The funds from the Munk Foundation (with generous tax reductions) are to be donated over time. Only a portion will be donated up front. After that, "the university shall provide to the Donor in each year a detailed report indicating a description of the program initiatives and activities of the School."
Then the school's director "shall meet annually with the Donor's Board of Directors" to discuss these matters "in greater detail." Beyond all this, an additional tax-deductible gift of $15-million will be handed over if the Munk Foundation determines the university has achieved certain assigned objectives. "The determination of whether the University has achieved the Objective shall be solely that of the Donor and ... shall be conclusive and binding on the University."
The university insists these words really mean nothing. But look at them again. These are carefully sculpted clauses. Why include them at all if they're inconsequential?
Why isn't it a reasonable interpretation that further Munk Foundation donations will depend on whether it approves the programs the new school - sorry, Munk School, as the memorandum rigorously stipulates - is running? Is this institution likely to initiate a major project on the operations of Canadian mines in poor countries?
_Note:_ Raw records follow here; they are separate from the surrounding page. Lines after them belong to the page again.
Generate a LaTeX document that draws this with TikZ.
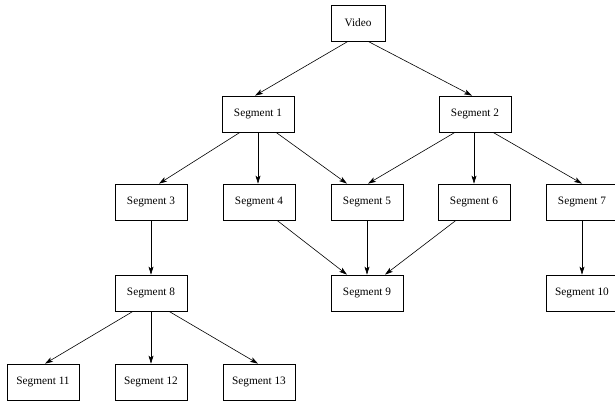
\documentclass[tikz,border=0pt]{standalone}
\usepackage{fontspec}
\setmainfont{Liberation Serif}
\usetikzlibrary{arrows.meta}
\tikzset{>={Stealth[length=8pt,width=5pt,inset=2pt]}}
\tikzset{segbox/.style={draw, line width=0.7pt, minimum width=72pt, minimum height=36pt, inner sep=0pt, font=\fontsize{11.3}{13}\selectfont}}

\begin{document}
\begin{tikzpicture}[x=1pt, y=-1pt, line width=0.6pt]
	\useasboundingbox (0,0) rectangle (615,403);
	\clip (0,0) rectangle (615,403);

	% tree of segments
	\node[segbox, minimum width=54pt] (video) at (358,23) {Video};

	\node[segbox] (seg1) at (258,114) {Segment 1};
	\node[segbox] (seg2) at (475,114) {Segment 2};

	\node[segbox] (seg3) at (151,202) {Segment 3};
	\node[segbox] (seg4) at (259,202) {Segment 4};
	\node[segbox] (seg5) at (367,202) {Segment 5};
	\node[segbox] (seg6) at (474,202) {Segment 6};
	\node[segbox] (seg7) at (582,202) {Segment 7};

	\node[segbox] (seg8) at (151,293) {Segment 8};
	\node[segbox] (seg9) at (367,293) {Segment 9};
	\node[segbox] (seg10) at (582,293) {Segment 10};

	\node[segbox] (seg11) at (43,382) {Segment 11};
	\node[segbox] (seg12) at (151,382) {Segment 12};
	\node[segbox] (seg13) at (259,382) {Segment 13};

	% arrows
	\draw[->] ([xshift=-10pt]video.south) -- ([xshift=-3pt]seg1.north);
	\draw[->] ([xshift=10pt]video.south) -- ([xshift=-3pt]seg2.north);

	\draw[->] ([xshift=-18pt]seg1.south) -- ([xshift=8pt]seg3.north);
	\draw[->] (seg1.south) -- (seg1.south |- seg4.north);
	\draw[->] ([xshift=18pt]seg1.south) -- ([xshift=-20pt]seg5.north);
	\draw[->] ([xshift=-20pt]seg2.south) -- ([xshift=1pt]seg5.north);
	\draw[->] (seg6.north |- seg2.south) -- (seg6.north);
	\draw[->] ([xshift=18pt]seg2.south) -- (seg7.north);

	\draw[->] (seg3) -- (seg8);
	\draw[->] ([xshift=18pt]seg4.south) -- ([xshift=-20pt]seg9.north);
	\draw[->] (seg5) -- (seg9);
	\draw[->] ([xshift=-18pt]seg6.south) -- ([xshift=18pt]seg9.north);
	\draw[->] (seg7) -- (seg10);

	\draw[->] ([xshift=-18pt]seg8.south) -- ([xshift=2pt]seg11.north);
	\draw[->] (seg8) -- (seg12);
	\draw[->] ([xshift=18pt]seg8.south) -- ([xshift=-1pt]seg13.north);
\end{tikzpicture}
\end{document}
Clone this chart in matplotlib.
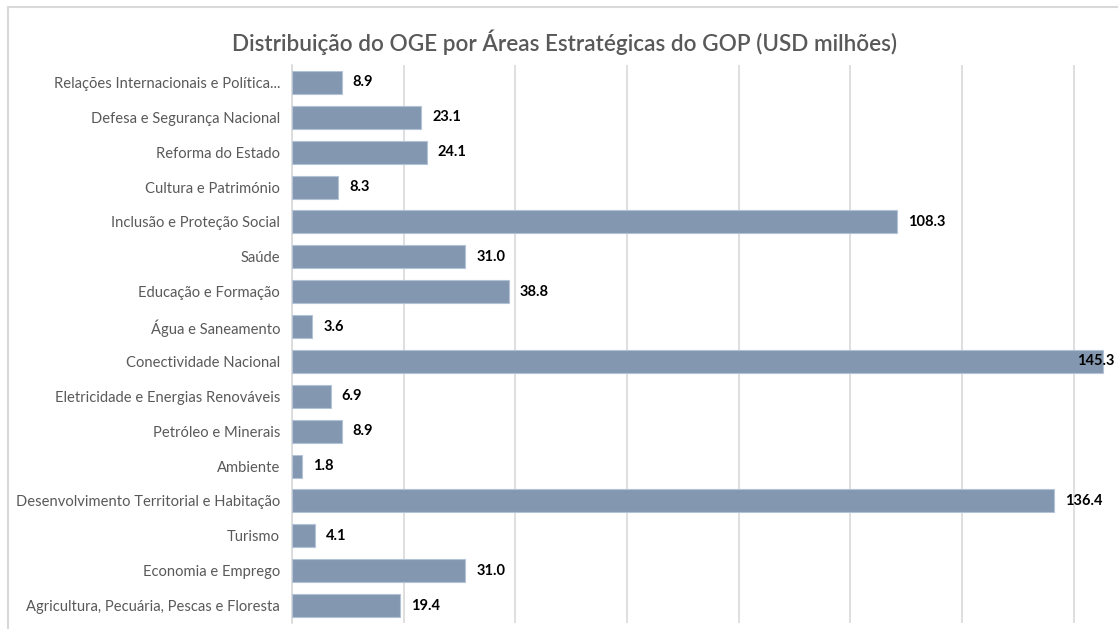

What're the chances it might consider adding to its faculty a certain Linda McQuaig, one of Canada's indispensable public intellectuals who's published far more than the great majority of tenured academics?
Let me also draw attention to another quirky paragraph, quietly tucked away in Schedule A, called the Space Plan.
The new Munk School will be housed in a splendid building called the Heritage Mansion. This fine old pile faces Bloor Street, one of Toronto's main thoroughfares, with side entrances on Devonshire Place. Paragraph 3 of Schedule A reads as follows: "The main entrance of the Heritage Mansion will be a formal entrance reserved only for senior staff and visitors to the School and the [Canadian International Council]." Everyone else must come and go through the Devonshire Place doors.
Now what's going on here?
This is pretty outrageous stuff. Is it really just that the front door to the Heritage Mansion is too narrow to accommodate us all? Maybe Peter Munk could spend a few bucks to renovate it so even the rabble would fit. But let's ask the obvious question again. If this paragraph doesn't mean what it says, why is it there? Easy peasy. It's what billionaires can demand and what universities, it appears, will allow them to get away with.
Call it elite or class segregation. It's the return of Upstairs, Downstairs. The maids and butlers and tradesmen have their own entrance while the lords and ladies of the manor enter through the front. It's what grossly increasing inequality inexorably leads to. It's not about how the other half live, though. It's about how the tiny but dangerously powerful plutocracy lives. The Munk School is simply the prototype for a new gilded age in which the few enter through the front, the middle largely disappears, and the vast majority squeezes in if there's room. Welcome to the future.